Old Crop Soybeans Independence
July 1st, 2009 Posted in UncategorizedHaving fully discounted the USDA acreage report yesterday, corn market tumbled and pressure was mounted in the wheat futures contracts across the country. Interestingly, within the last 25 minutes of trading, wheat had every chance to plummet toward the day's lows, yet it rebounded rather quickly to the tune of about 15 cents/bushel in a mere few minutes. Sure looked poised for a recovery of at least some of the losses. This morning I see that KC, Minn., and Chicago wheat futures are up anywhere from five to eight cents/bu. Wheat prices, for good reason in my opinion, have fallen quite substantially. Yet into oversold territory. And now I think it's poised for some sort of bounce.
Old crop beans yesterday traded both north and south of unchanged. Old crop ended only modestly lower. Over night the SN9 & SQ9 are each up 19.75 cents. We went long SQ9 @ 1120.4, so the hope is that old-crop tightness considerations continue.

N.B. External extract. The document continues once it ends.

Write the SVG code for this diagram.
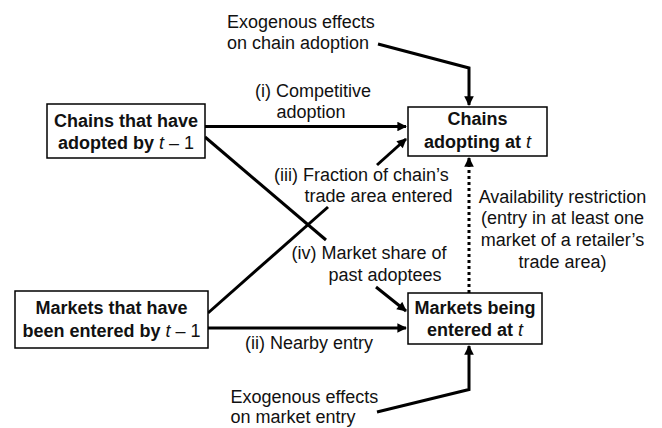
<svg xmlns="http://www.w3.org/2000/svg" width="662" height="428" viewBox="0 0 662 428">
<defs>
<marker id="ah" viewBox="0 0 10 10" refX="9" refY="5" markerWidth="3.6" markerHeight="3.2" orient="auto" markerUnits="strokeWidth">
<path d="M0,0 L10,5 L0,10 Z" fill="#000"/>
</marker>
<style>
text{font-family:"Liberation Sans",Arial,sans-serif;font-size:18px;fill:#111}
.b{font-weight:bold}
.c{text-anchor:middle}
.it{font-style:italic;font-weight:normal}
.rg{font-weight:normal}
rect{fill:#fff;stroke:#000;stroke-width:1.5}
.ln{fill:none;stroke:#000;stroke-width:3}
.ar{fill:none;stroke:#000;stroke-width:3;marker-end:url(#ah)}
.dt{fill:none;stroke:#000;stroke-width:3;stroke-dasharray:3 3;marker-end:url(#ah)}
</style>
</defs>
<g id="connectors">
<path class="ar" d="M205,126.5 L406,126.5"/>
<path class="ar" d="M208,328 L406,328"/>
<path class="ar" d="M378,44 L469,68 L469,105"/>
<path class="ar" d="M377,412 L469,389.5 L469,346"/>
<path class="dt" d="M469,293 L469,158"/>
<path class="ln" d="M208,313 L328,207"/>
<path class="ar" d="M377,165 L406,139"/>
<path class="ln" d="M205,137 L326,240"/>
<path class="ar" d="M376,287 L406,311"/>
</g>
<g id="chains-prev">
<rect x="47" y="104" width="158" height="54"/>
<text class="b c" x="126" y="126.5">Chains that have</text>
<text class="b c" x="126" y="148.5">adopted by <tspan class="it">t</tspan><tspan class="rg"> – 1</tspan></text>
</g>
<g id="chains-now">
<rect x="408" y="107" width="139" height="49"/>
<text class="b c" x="477.5" y="125">Chains</text>
<text class="b c" x="477.5" y="147.5">adopting at <tspan class="it">t</tspan></text>
</g>
<g id="markets-prev">
<rect x="15" y="291" width="193" height="57"/>
<text class="b c" x="111.5" y="314">Markets that have</text>
<text class="b c" x="111.5" y="337">been entered by <tspan class="it">t</tspan><tspan class="rg"> – 1</tspan></text>
</g>
<g id="markets-now">
<rect x="408" y="293" width="134" height="51"/>
<text class="b c" x="475" y="314">Markets being</text>
<text class="b c" x="475" y="336">entered at <tspan class="it">t</tspan></text>
</g>
<g id="labels">
<text x="227" y="27.5">Exogenous effects</text>
<text x="227" y="49">on chain adoption</text>
<text class="c" x="313" y="96.5">(i) Competitive</text>
<text class="c" x="311" y="118">adoption</text>
<text x="274" y="180.5">(iii) Fraction of chain’s</text>
<text x="304.5" y="201.5">trade area entered</text>
<text x="291.5" y="259">(iv) Market share of</text>
<text x="328.5" y="281">past adoptees</text>
<text x="245" y="349">(ii) Nearby entry</text>
<text x="230.5" y="403">Exogenous effects</text>
<text x="230.5" y="423">on market entry</text>
<text class="c" x="562.5" y="203">Availability restriction</text>
<text class="c" x="562.5" y="224">(entry in at least one</text>
<text class="c" x="562.5" y="245.5">market of a retailer’s</text>
<text class="c" x="562.5" y="267.5">trade area)</text>
</g>
</svg>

Lean hogs are off a little bit overnight. There are two strategies I've discussed that are still in play. The LHN9/LHZ9 spread offered the opportunity to vacate at a gain prior to the report last Friday. Those who chose not to vacate are incurring a loss, as the spread is now at -3.15, Dec under July. The improved performance with respect to retained pigs/litter and the March-May farrowings combined to pressure the deferred contracts (LHZ9), whereas the front-end supplies offered no bearish surprises -- propping up the LHN9. Thus, the heat.

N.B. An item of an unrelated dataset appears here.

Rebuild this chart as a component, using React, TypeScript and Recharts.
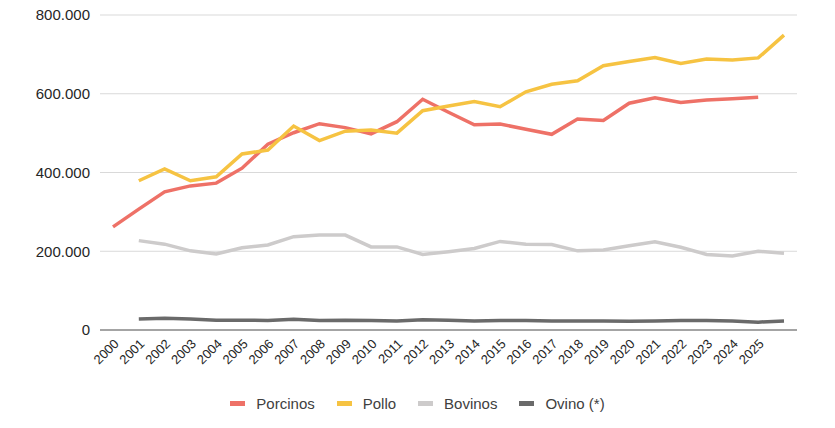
import React from 'react';
import { LineChart, Line, XAxis, YAxis, CartesianGrid, Legend } from 'recharts';

// años (la última posición no tiene etiqueta)
const years = [
  '2000', '2001', '2002', '2003', '2004', '2005', '2006', '2007', '2008', '2009',
  '2010', '2011', '2012', '2013', '2014', '2015', '2016', '2017', '2018', '2019',
  '2020', '2021', '2022', '2023', '2024', '2025', '',
];

// miles de toneladas aprox.
const porcinos = [262, 307, 351, 366, 373, 411, 472, 501, 524, 514, 498, 529, 586, 553, 521, 523, 510, 497, 536, 532, 576, 590, 578, 584, 587, 591, null];
const pollo = [null, 379, 409, 379, 389, 447, 457, 518, 481, 505, 508, 500, 557, 569, 580, 567, 605, 624, 633, 671, 682, 692, 677, 688, 686, 691, 749];
const bovinos = [null, 227, 218, 201, 193, 209, 216, 237, 241, 241, 211, 211, 192, 199, 207, 225, 218, 217, 201, 203, 214, 224, 210, 192, 188, 200, 195];
const ovino = [null, 28, 30, 28, 25, 25, 24, 27, 24, 25, 24, 23, 26, 25, 23, 24, 24, 23, 23, 23, 22, 23, 24, 24, 23, 20, 23];

const yTicks = [0, 200000, 400000, 600000, 800000];

const series = [
  { key: 'porcinos', name: 'Porcinos', color: '#EE7167', values: porcinos },
  { key: 'pollo', name: 'Pollo', color: '#F6C342', values: pollo },
  { key: 'bovinos', name: 'Bovinos', color: '#CDCBCB', values: bovinos },
  { key: 'ovino', name: 'Ovino (*)', color: '#6A6A6A', values: ovino },
];

const data = years.map((year, i) => {
  const row: Record<string, any> = { year };
  series.forEach((s) => {
    const v = s.values[i];
    row[s.key] = v == null ? null : v * 1000;
  });
  return row;
});

const FONT = '"Liberation Sans", Arial, sans-serif';

const fmt = (v: number) => String(v).replace(/\B(?=(\d{3})+(?!\d))/g, '.');

function LegendBox() {
  return (
    <div
      style={{
        height: 24,
        paddingLeft: 38,
        display: 'flex',
        justifyContent: 'center',
        alignItems: 'center',
        fontFamily: FONT,
        fontSize: 15,
        color: '#404040',
      }}
    >
      {series.map((s) => (
        <div key={s.key} style={{ display: 'flex', alignItems: 'center', margin: '0 11px' }}>
          <span style={{ display: 'inline-block', width: 15, height: 5, background: s.color, marginRight: 11 }} />
          <span>{s.name}</span>
        </div>
      ))}
    </div>
  );
}

export default function App() {
  return (
    <div style={{ position: 'absolute', left: 0, top: 0, width: 835, height: 428, background: '#fff' }}>
      <LineChart width={835} height={428} data={data} margin={{ top: 15, right: 38, left: 0, bottom: 13 }}>
        <CartesianGrid vertical={false} stroke="#D9D9D9" strokeWidth={1} />
        <XAxis
          dataKey="year"
          interval={0}
          height={61}
          padding={{ left: 13, right: 13 }}
          tickLine={false}
          axisLine={{ stroke: '#8C8C8C', strokeWidth: 1.5 }}
          angle={-45}
          textAnchor="end"
          tick={{ fontFamily: FONT, fontSize: 13, fill: '#262626' }}
        />
        <YAxis
          width={100}
          domain={[0, 800000]}
          ticks={yTicks}
          tickFormatter={fmt}
          axisLine={false}
          tickLine={false}
          tickMargin={4}
          tick={{ fontFamily: FONT, fontSize: 15, fill: '#262626' }}
        />
        <Legend verticalAlign="bottom" content={() => <LegendBox />} />
        {series.map((s) => (
          <Line
            key={s.key}
            type="linear"
            dataKey={s.key}
            name={s.name}
            stroke={s.color}
            strokeWidth={3.5}
            dot={false}
            activeDot={false}
            isAnimationActive={false}
          />
        ))}
      </LineChart>
    </div>
  );
}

Those still in the spread should, in my opinion, stick to the 3 cents risk based on the closing price of the spread. All sources I read indicate the producers are still suffering losses - maybe less of a loss, but still a loss. This cannot continue indefinitely without further breeding herd liquidation. And if liquidation occurs, the front end should fall some. The back end, in my opinion, wilL either stabilize or rally -- as thoughts will then turn to a decrease in supplies for the Dec. '09 thru early Q1 '10 time frame. These are my thoughts at this point. So far the market is telling me I'm a victim of poor judgement or poor timing, which is why the risk was defined.
The other hog play is the LHZ9 70 Cent Calls, which were recommended to buy in average-down fashion each 1 cent lower from 3 cents down to 1 cent. If done, the position is now long 3 LHZ9 70 Cent calls @ 2 cents, for a total risk of $2400.00. Looks like the last trade in that option is 0.75 cents. The same thought process as above applies to this trade, meaning I'm looking for a recovery in the next 4 months or so.
On a fresh market -- let's take a look at the Britsh Pound. The BPZ9 has stayed in approximately 300 point weekly ranges banded by approximately the 162.50 to 167.50 level (that's $1.625 to $1.675 per British Pound). I think it is a good time to either get long a straddle or a strangle. The BPZ9 has at least an 84% correlation to two other years in the past, and if the correlation pans out the projected move would be a rally up toward $1.74 by early September. Conversely, the seasonal tendency for BPZ9 is for a rally into the end of July, and then a break into the latter part of August. Either scenario looks for movement, which is what one needs when buying volatility. I'll come back with some suggested straddles/strangles soon.